Graduation Year

2024

Document Type

Dissertation

Degree

Ph.D.

Degree Name

Doctor of Philosophy (Ph.D.)

Degree Granting Department

Communication

Major Professor

Mariaelena Bartesaghi, Ph.D.

Committee Member

Patrice Buzzanell, Ph.D.

Committee Member

Aubrey Huber, Ph.D.

Committee Member

Judith Bridges, Ph.D.

Keywords

celebrity studies, digital ethnography, fan studies, queerness

Abstract

This dissertation examines the communicative constitution of authenticity and queerness. Because queerness has been policed and censored, notions of authenticity, in particular authentic queer representations, are fraught and sustaining to many LGBTQ+ and allied media consumers.

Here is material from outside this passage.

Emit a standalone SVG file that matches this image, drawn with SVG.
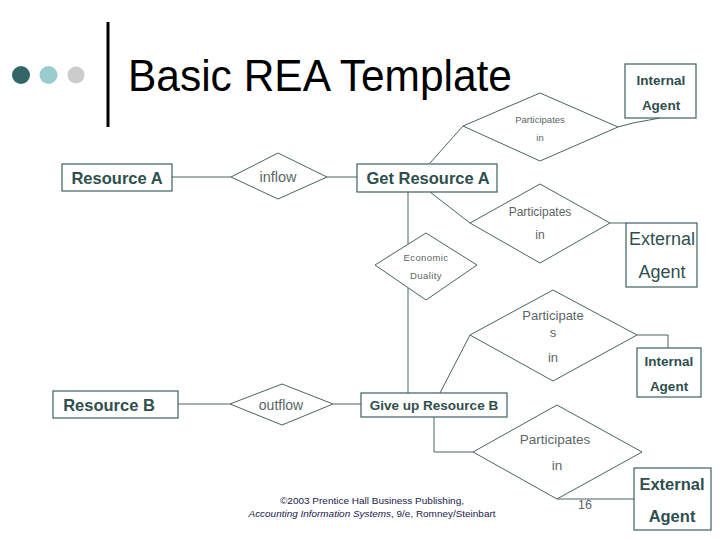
<svg xmlns="http://www.w3.org/2000/svg" width="720" height="540" viewBox="0 0 720 540">
<style>
  .box { fill: #ffffff; stroke: #3f5f5f; stroke-width: 1.2; }
  .dia { fill: #ffffff; stroke: #4a6464; stroke-width: 1; }
  .con { fill: none; stroke: #4a6464; stroke-width: 1; }
  .bt { font-family: "Liberation Sans", Arial, sans-serif; fill: #2f4f4f; text-anchor: middle; dominant-baseline: central; }
  .dt { font-family: "Liberation Sans", Arial, sans-serif; fill: #5a6666; text-anchor: middle; dominant-baseline: central; }
  .b { font-weight: bold; }
</style>
<rect width="720" height="540" fill="#ffffff"/>
<g id="header">
  <circle cx="21" cy="75" r="9" fill="#336666"/>
  <circle cx="48.5" cy="75" r="9" fill="#99cccc"/>
  <circle cx="76" cy="75" r="8.5" fill="#cccccc"/>
  <rect x="106.5" y="22" width="3" height="105" fill="#000000"/>
  <text x="128" y="91" font-family="Liberation Sans, Arial, sans-serif" font-size="45" fill="#000000" textLength="384" lengthAdjust="spacingAndGlyphs">Basic REA Template</text>
</g>
<g id="connectors">
  <line class="con" x1="172" y1="177" x2="231" y2="177"/>
  <line class="con" x1="327" y1="177" x2="357" y2="177"/>
  <line class="con" x1="430" y1="163" x2="463" y2="126"/>
  <polyline class="con" points="618,127 633,123 660,118"/>
  <line class="con" x1="430" y1="192" x2="470" y2="223"/>
  <line class="con" x1="610" y1="223" x2="626" y2="223"/>
  <line class="con" x1="408" y1="192" x2="408" y2="244"/>
  <line class="con" x1="408" y1="288" x2="408" y2="393"/>
  <line class="con" x1="470" y1="335" x2="440" y2="393"/>
  <polyline class="con" points="637,335 668,335 668,348"/>
  <line class="con" x1="178" y1="404" x2="230" y2="404"/>
  <line class="con" x1="333" y1="404" x2="361" y2="404"/>
  <polyline class="con" points="434,417 434,452 473,452"/>
  <line class="con" x1="557" y1="499" x2="634" y2="499"/>
</g>
<g id="internal-agent-1">
  <rect class="box" x="625" y="64" width="71" height="54"/>
  <text class="bt b" x="661" y="80" font-size="13.5">Internal</text>
  <text class="bt b" x="661" y="105" font-size="13.5">Agent</text>
</g>
<g id="participates-1">
  <polygon class="dia" points="463,126 540,93 618,127 540,161"/>
  <text class="dt" x="540" y="119" font-size="9.5">Participates</text>
  <text class="dt" x="540" y="137" font-size="9.5">in</text>
</g>
<g id="resource-a">
  <rect class="box" x="62" y="164" width="110" height="27"/>
  <text class="bt b" x="117" y="178" font-size="16.5">Resource A</text>
</g>
<g id="inflow">
  <polygon class="dia" points="231,177 278,153 327,177 278,199"/>
  <text class="dt" x="278" y="177" font-size="14.5">inflow</text>
</g>
<g id="get-resource-a">
  <rect class="box" x="357" y="164" width="140" height="28"/>
  <text class="bt b" x="428" y="178" font-size="16.5">Get Resource A</text>
</g>
<g id="participates-2">
  <polygon class="dia" points="470,223 540,184 610,223 540,263"/>
  <text class="dt" x="540" y="212" font-size="12">Participates</text>
  <text class="dt" x="540" y="235" font-size="12">in</text>
</g>
<g id="external-agent-1">
  <rect class="box" x="626" y="223" width="71" height="64"/>
  <text class="bt" x="662" y="239" font-size="18">External</text>
  <text class="bt" x="662" y="272" font-size="18">Agent</text>
</g>
<g id="economic-duality">
  <polygon class="dia" points="375,265 426,233 477,265 426,300"/>
  <text class="dt" x="426" y="257" font-size="9.5" letter-spacing="0.4">Economic</text>
  <text class="dt" x="426" y="275" font-size="9.5" letter-spacing="0.4">Duality</text>
</g>
<g id="participates-3">
  <polygon class="dia" points="470,335 553,290 637,335 553,381"/>
  <text class="dt" x="553" y="315" font-size="13">Participate</text>
  <text class="dt" x="553" y="332" font-size="13">s</text>
  <text class="dt" x="553" y="357" font-size="13">in</text>
</g>
<g id="internal-agent-2">
  <rect class="box" x="637" y="348" width="64" height="49"/>
  <text class="bt b" x="669" y="361" font-size="13.5">Internal</text>
  <text class="bt b" x="669" y="386" font-size="13.5">Agent</text>
</g>
<g id="resource-b">
  <rect class="box" x="53" y="391" width="125" height="27"/>
  <text class="bt b" x="109" y="405" font-size="16.5">Resource B</text>
</g>
<g id="outflow">
  <polygon class="dia" points="230,404 282,384 333,404 282,425"/>
  <text class="dt" x="281" y="405" font-size="14">outflow</text>
</g>
<g id="give-up-resource-b">
  <rect class="box" x="361" y="393" width="146" height="24"/>
  <text class="bt b" x="434" y="405" font-size="13.5">Give up Resource B</text>
</g>
<g id="participates-4">
  <polygon class="dia" points="473,452 557,405 642,452 557,499"/>
  <text class="dt" x="555" y="439" font-size="13.5">Participates</text>
  <text class="dt" x="557" y="465" font-size="13.5">in</text>
</g>
<g id="external-agent-2">
  <rect class="box" x="634" y="468" width="77" height="62"/>
  <text class="bt b" x="672" y="484" font-size="16.5">External</text>
  <text class="bt b" x="672" y="516" font-size="16.5">Agent</text>
</g>
<g id="footer">
  <text class="dt" x="585" y="505" font-size="12.5">16</text>
  <text x="372" y="504" font-family="Liberation Sans, Arial, sans-serif" font-size="9.5" fill="#1a1a4a" text-anchor="middle" textLength="184" lengthAdjust="spacingAndGlyphs">©2003 Prentice Hall Business Publishing,</text>
  <text x="372" y="517" font-family="Liberation Sans, Arial, sans-serif" font-size="9.5" fill="#1a1a4a" text-anchor="middle" textLength="247" lengthAdjust="spacingAndGlyphs"><tspan font-style="italic">Accounting Information Systems</tspan>, 9/e, Romney/Steinbart</text>
</g>
</svg>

The project focuses on the television series Supernatural—specifically, the unfolding of interactions in fan conventions, Twitter/X, and Tumblr involving celebrities and viewers of the series following a social breach, or rupture in the narrative. The last three episodes of Supernatural brought issues of queerness and authenticity to the fore for many viewers, making discussions about these themes compelling sites for multimodal data in the Communication discipline. By building a bridge between discourse studies, fan studies, and queerness, this dissertation illuminates the ways people articulate themselves in relation to others as creators, fans, consumers, and members of a community. The data consist of three collections that address authenticity. The first is composed of videos featuring actors and their discourse on a queer love confession scene from the series. The second set is user tweets posted in response to one of these videos. These posts showed support for the queer story and/or consternation and even grief over what some viewers deemed a harmful ending. The final data set consists of memes about the series posted to Tumblr that primarily critique Supernatural’s network, The CW, and its narrative choices. Through discursive approaches and digital ethnographic practices, this project presents analysis to conclude that both actors and viewers employ moral accounts to justify their assertions about queerness in Supernatural.